A Single Man — Fashion designer and now director Tom Ford shows that talent in one arena can often mean talent in another. His story of a gay man coming to terms with the death of his longtime companion features a moving performance by Colin Firth, with deft support by Julianne Moore, and gives us a glimpse into how people deal with loss and the emptiness of being alone — even among other people.

Drag Me to Hell – Sam Raimi returned to form with this terrific horror film which shows why he’s considered by many to be one of the masters. Sadly, there was no Bruce Campbell appearance, but the movie still managed to thrill, chill and scare the crap out of audiences without resorting to extensive, and unnecessary, blood and gore. It was great to see Raimi do a film like this that he, and everyone involved, so obviously enjoyed making.

The Hurt Locker — Director Katherine Bigelow shows why she’s one of the best working today with her look at the Iraq war from the perspective of a bomb disposal squad. With a standout performance by actor-to-watch Jeremy Renner as the thrill-seeking William James, this film eschewed the political agenda and gave us a “boots on the ground” look at the horrors of modern war.

The Road – Even though it performed poorly at the box office, director John Hillcoat’s adaptation of the Cormac McCarthy novel ranks among the years best films. With brilliant performances by Viggo Motensen and newcomer Kodi Smit-McPhee, The Road is at times shocking, frightening, touching, harrowing and thought provoking. It shows us what humanity is capable of at its worst and at its best and reminds us, even with all the evil things that happen in the world, that love is the most important thing of all.

Up In the Air – This testament to doing what you do best and doing it with others only further showcased the immensely appealing talents of George Clooney. This funny, intelligent film serves to remind us of the importance other people can play in our daily lives. Sure, its nice to be on your own sometimes, but life is usually better when you live it with someone else.

District 9 – Director Neill Blomkamp showed that you don’t need a studio or a big budget to make edgy, though provoking, sci-fi entertainment. This standout film combines all that’s best about movies into one entertaining and visually impressive package. Even with the film’s thinly disguised political message, its inventive style, writing, direction and standout performances, particularly by Sharlto Copley, helped elevate this modestly budgeted, yet highly ambitions, film into the top echelon this year.

A Serious Man — The Coen brothers tale of Jewish guilt and sacrifice took me by surprise this year and over time has worked its way onto my list. This tale of a man’s struggle against his oppressive life resonates even if you’re lack of Jewish knowledge hinders you and occasionally prevents you from figuring out what all the fuss is about. Fortunately, this film explores themes and problems universal to the human condition that most anyone can relate to, which is one of the things that makes it such a great film.

Zombieland – This was one of the great surprises of the year. You’re with the movie and the characters from the first moments all the way to the end. You instantly like them, root for them and when the end does finally come, you’re sad to see them go. Zombieland offers a great time at the movies and though it doesn’t give us much of anything new to chew on in the zombie genre, its just so damn much fun and the cast is so enjoyable, you don’t mind one bit.

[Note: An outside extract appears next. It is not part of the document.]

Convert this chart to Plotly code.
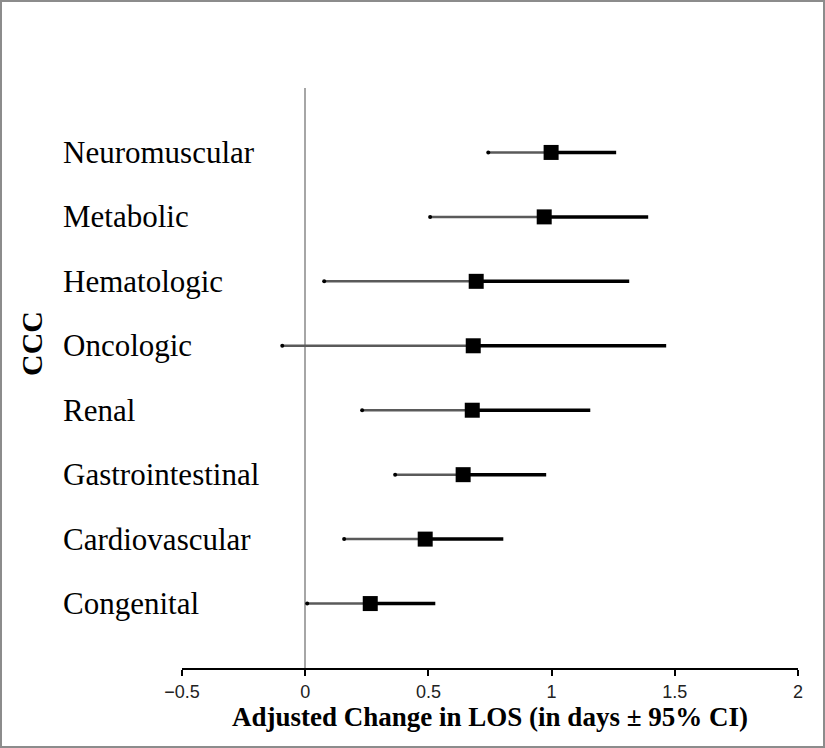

Special Mention: Avatar – Say what you will about James Cameron and his movies (and I have) but he knows how to deliver entertainment. Sure, it may not have the most original story and has some cringe-worthy dialog, but there’s no denying that Avatar packs more visual punch than ten normal movies. While it may not change the face of entertainment as we know it, it certainly is worth seeing and ranks among the most interesting and visually compelling movies of all time.

Other films I thought were very impressive this year but didn’t quite make the cut include The Hangover, Precious, Moon, Anvil! The Story of Anvil, The Informant!, Watchmen, The Invention of Lying and Paranormal Activity.